This is a question that asks the reader for a $strategy$ to solve a particular problem. I cannot solve this problem myself so I am looking around for general methods one might use to confront it with. Suppose $$f(x)=a_0+a_1x+..., g(x)=b_0+b_1x_...$$ and given $$\lim\limits_{x\to 1^-}\frac{f^{(n)}(x)}{g^{(n)}(x)}=1$$ With the additional $$\lim\limits_{n\to\infty}\frac{a_{n+1}}{a_n}=1$$ and $$\lim\limits_{n\to\infty}\frac{b_{n+1}}{b_n}=1 $$ for all natural $n$. Prove $$\lim\limits_{n\to \infty}\frac{a_n}{b_n}=1$$
I would like to know your general thoughts about approaching this type of problem. Any insights however small will be much appreciated. Although this is seemingly a problem in real analysis, I have tagged complex analysis because solutions may well involve it.

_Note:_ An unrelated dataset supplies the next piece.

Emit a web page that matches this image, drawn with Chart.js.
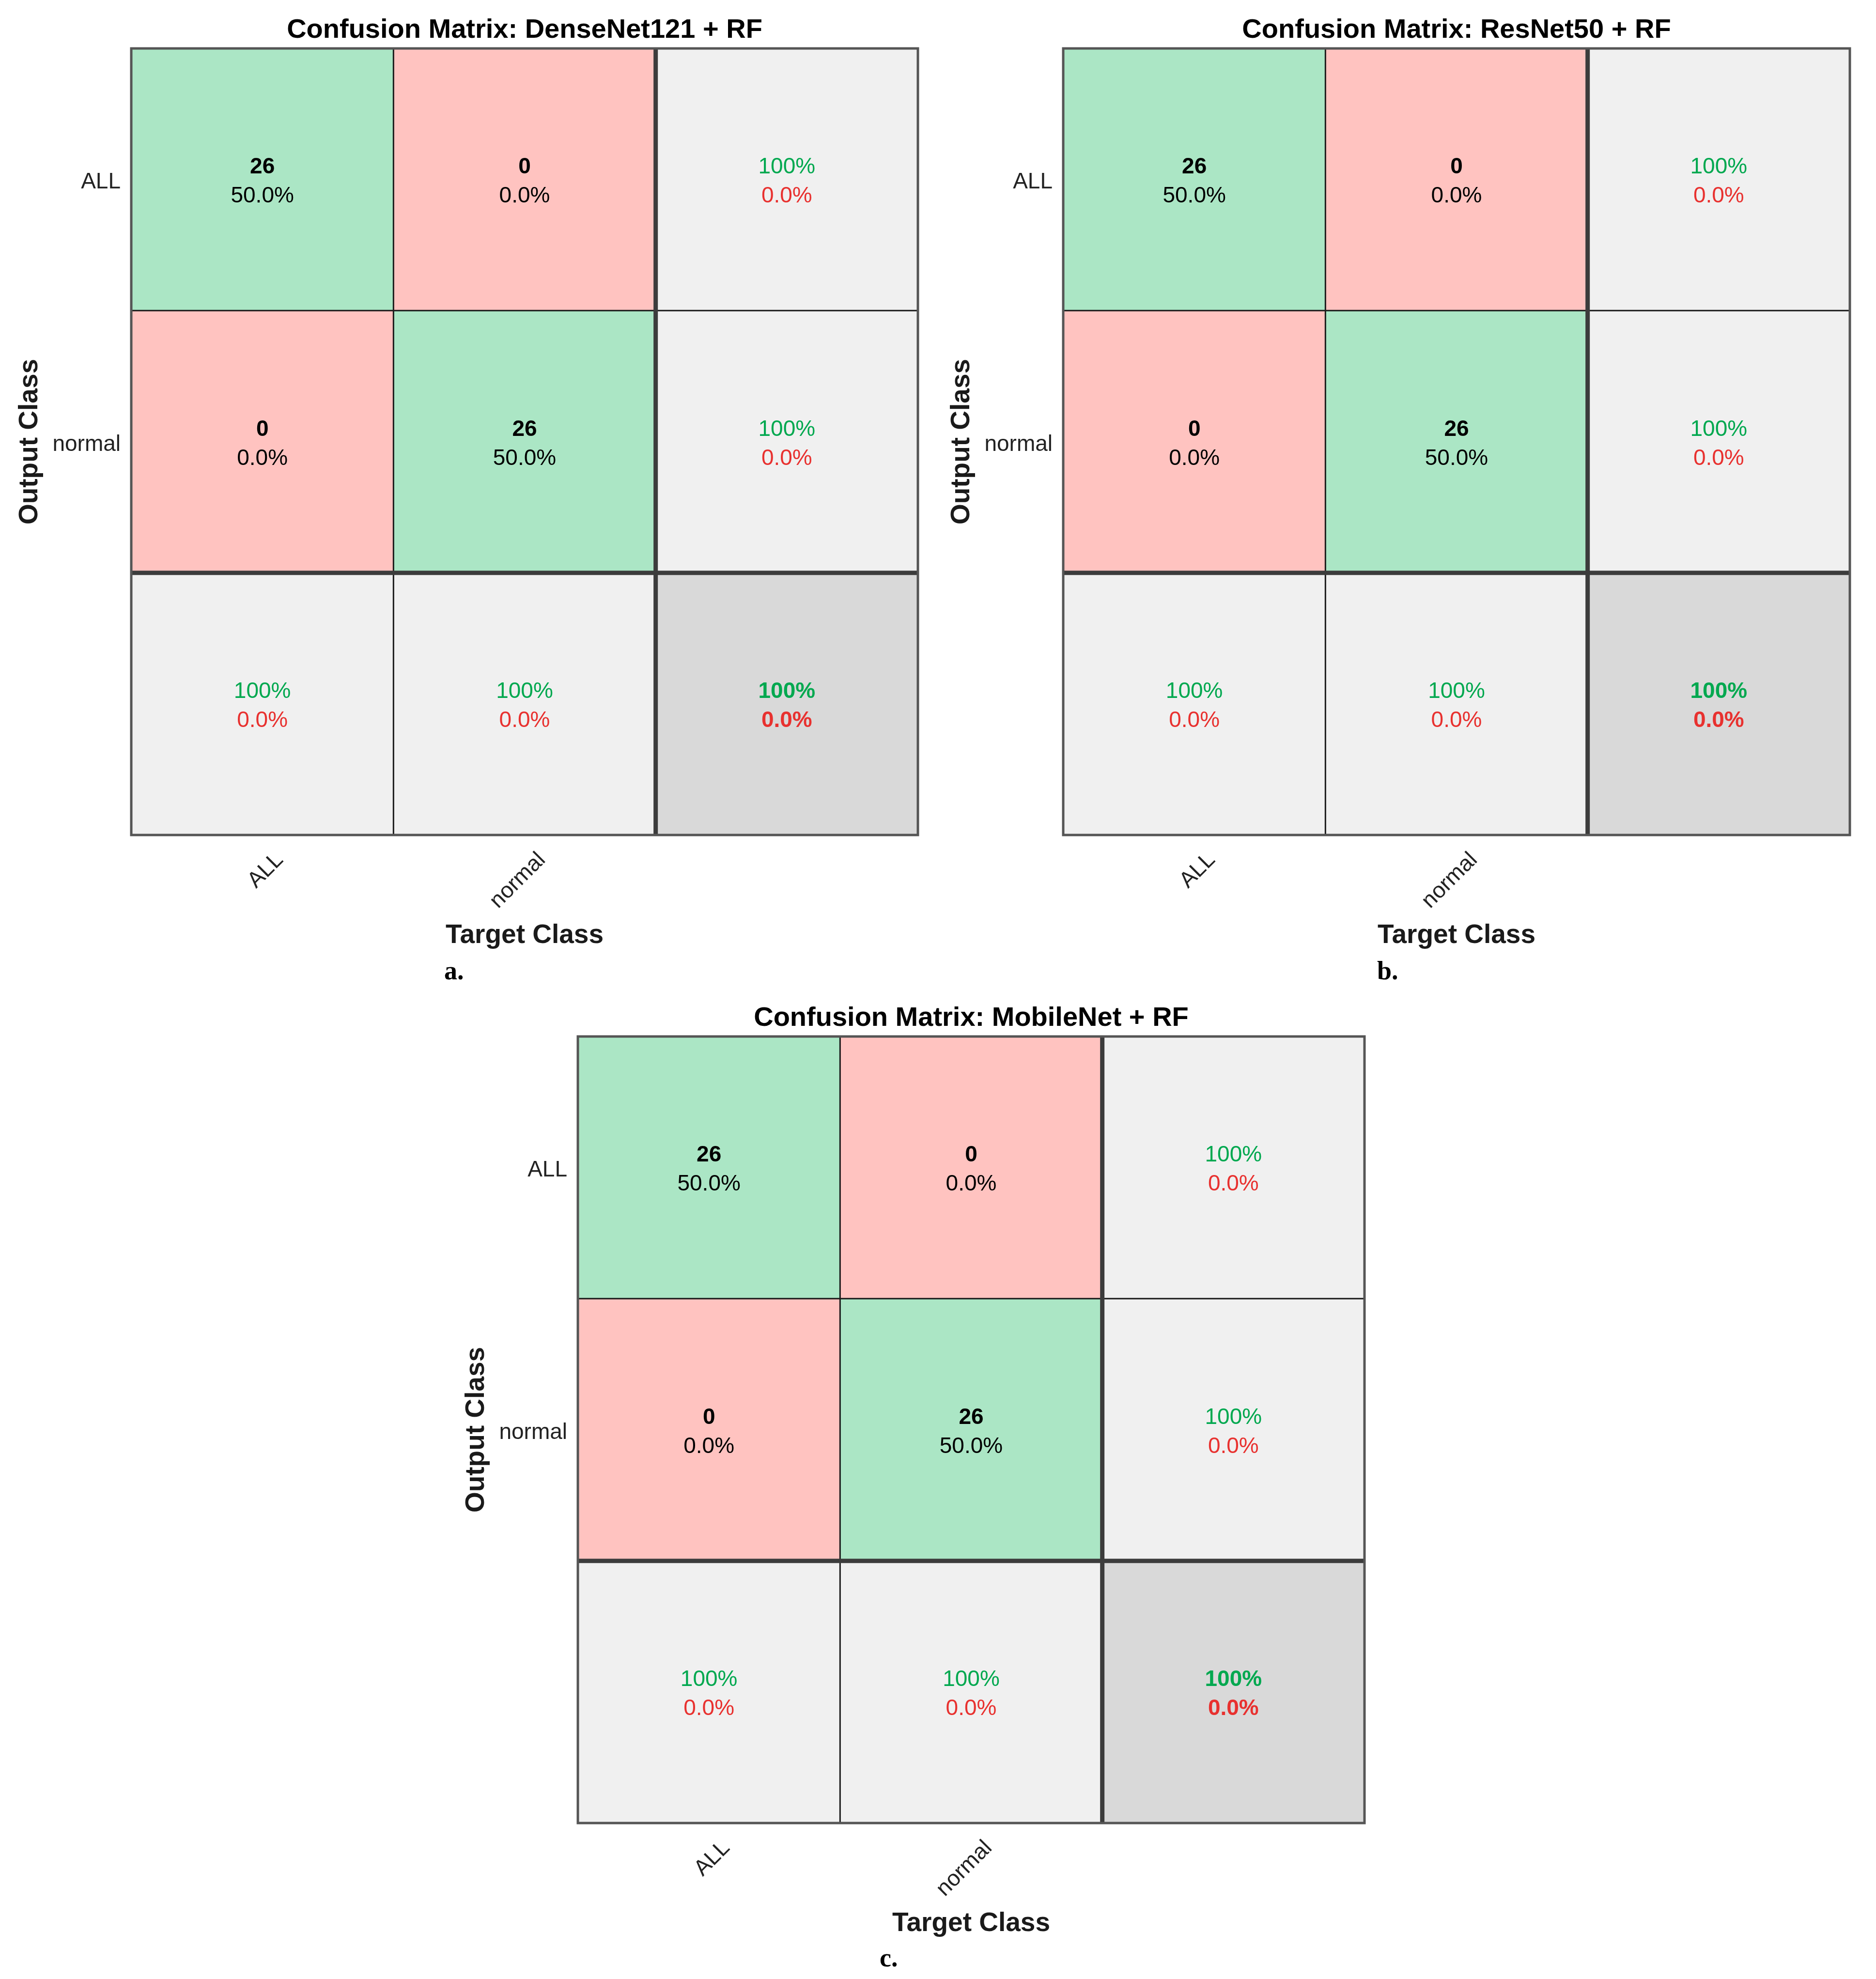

Firstly suppose that $f(x)$ and $g(x)$ are two polynomials, and let their degree be $c$ and $d$, respectively. Suppose $ d \gt c$, you get $\lim\limits_{x\to 1^-}\frac{f^d(x)}{g^d(x)} = \frac{0}{d!\cdot b_d} = 0 \ne 1$, so it's impossible that $ d \gt c$; obviously you can use the same proof to prove that it's impossible that $ c\gt d$.
Now, since $c=d$, $\lim\limits_{x\to 1^-}\frac{f^c(x)}{g^c(x)} = \frac{c!\cdot a_c}{c!\cdot b_c} = \frac{a_c}{b_c} = 1$ , so $a_c$ = $b_c$.
Similarly, $\lim\limits_{x\to 1^-}\frac{f^{c-1}(x)}{g^{c-1}(x)} = \frac{(c-1)!\cdot a_{c-1}+c!\cdot x\cdot a_c}{(c-1)!\cdot b_{c-1}+c!\cdot x\cdot b_c} = \frac{a_{c-1}+a_c}{b_{c-1}+b_c} = 1$, which means that
$a_{c-1}+a_c = b_{c-1}+b_c$
$a_{c-1} = b_{c-1}$.
Clearly you go on with the same "strategy", and you'll obtain that $a_i$ = $b_i$ for all $i$ such that $0\le i \le c$, so $\lim\limits_{n\to \infty}\frac{a_n}{b_n}=1$.